US gas market fundamentals ‘balanced’: EQT

  • Market: Natural gas
  • 14/02/24

The largest US natural gas producer by volume assured investors today that the pace of US gas production is appropriate relative to demand, despite benchmark prices hitting fresh three-year lows this week.

US gas storage being 10.6pc above the five-year average "is really just the result of a really warm El Niño winter," EQT chief financial officer Jeremy Knop said, referring to the weather pattern partly responsible for recent months being the warmest ever recorded. "If we had just had normal weather, the market would be balanced right now."

The Appalachian producer, which focuses primarily on Pennsylvania and West Virginia, sought to push back on the narrative that producers are pushing too much gas onto the market, given how much heating demand has been erased by the past two warm US winters. EQT posted fourth-quarter production today that was on the high end of guidance, attributing the results to strong well performance. The expectation beat mirrored those of Seneca Resources, which last week revised its 2024 gas production upward on unexpectedly strong well performance, and Coterra Energy, which in November posted third-quarter gas output above the high end of guidance.

"We're really not that far out of whack on the fundamentals," Knop said.

Nymex gas for March delivery at US benchmark Henry Hub settled Tuesday at $1.689/mmBtu, the lowest since July 2020.

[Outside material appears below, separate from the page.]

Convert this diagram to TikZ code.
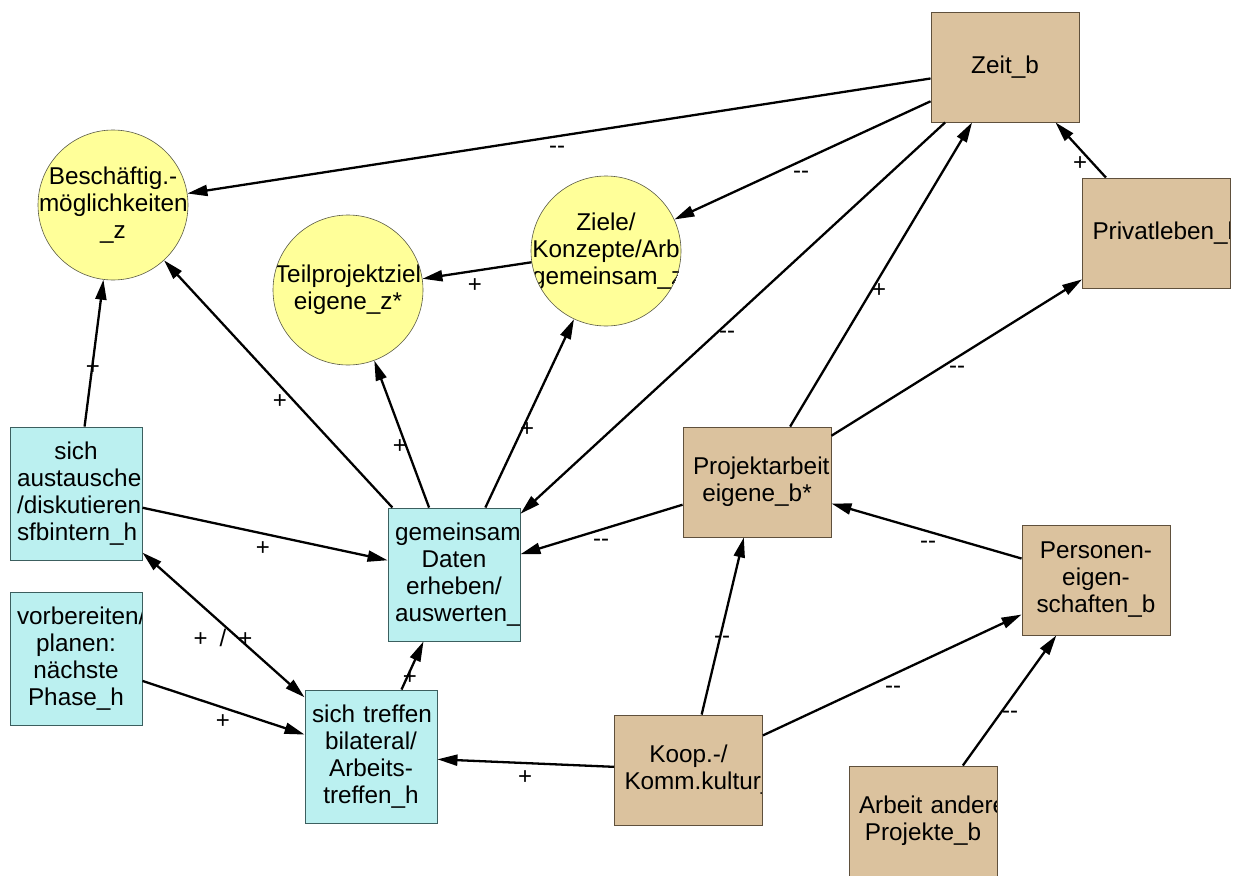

Several analysts asked EQT executives today on a conference call how far gas prices would have to fall for the company to curtail production. The company replied that the fastest way to balance the market would be for operators to reduce activity in the Haynesville basin of east Texas and northern Louisiana — not in the more established shale basins of Appalachia, where gas production is cheaper.

Furthermore, curtailing activity this year would not reduce production until next year, when prices are expected to rebound, Knop said. But any gains in the 2025-calendar strip could be erased by further delays in the in-service dates of new LNG export terminals on the US Gulf coast.

"Eventually, we will have a normal winter," EQT chief executive Toby Rice said.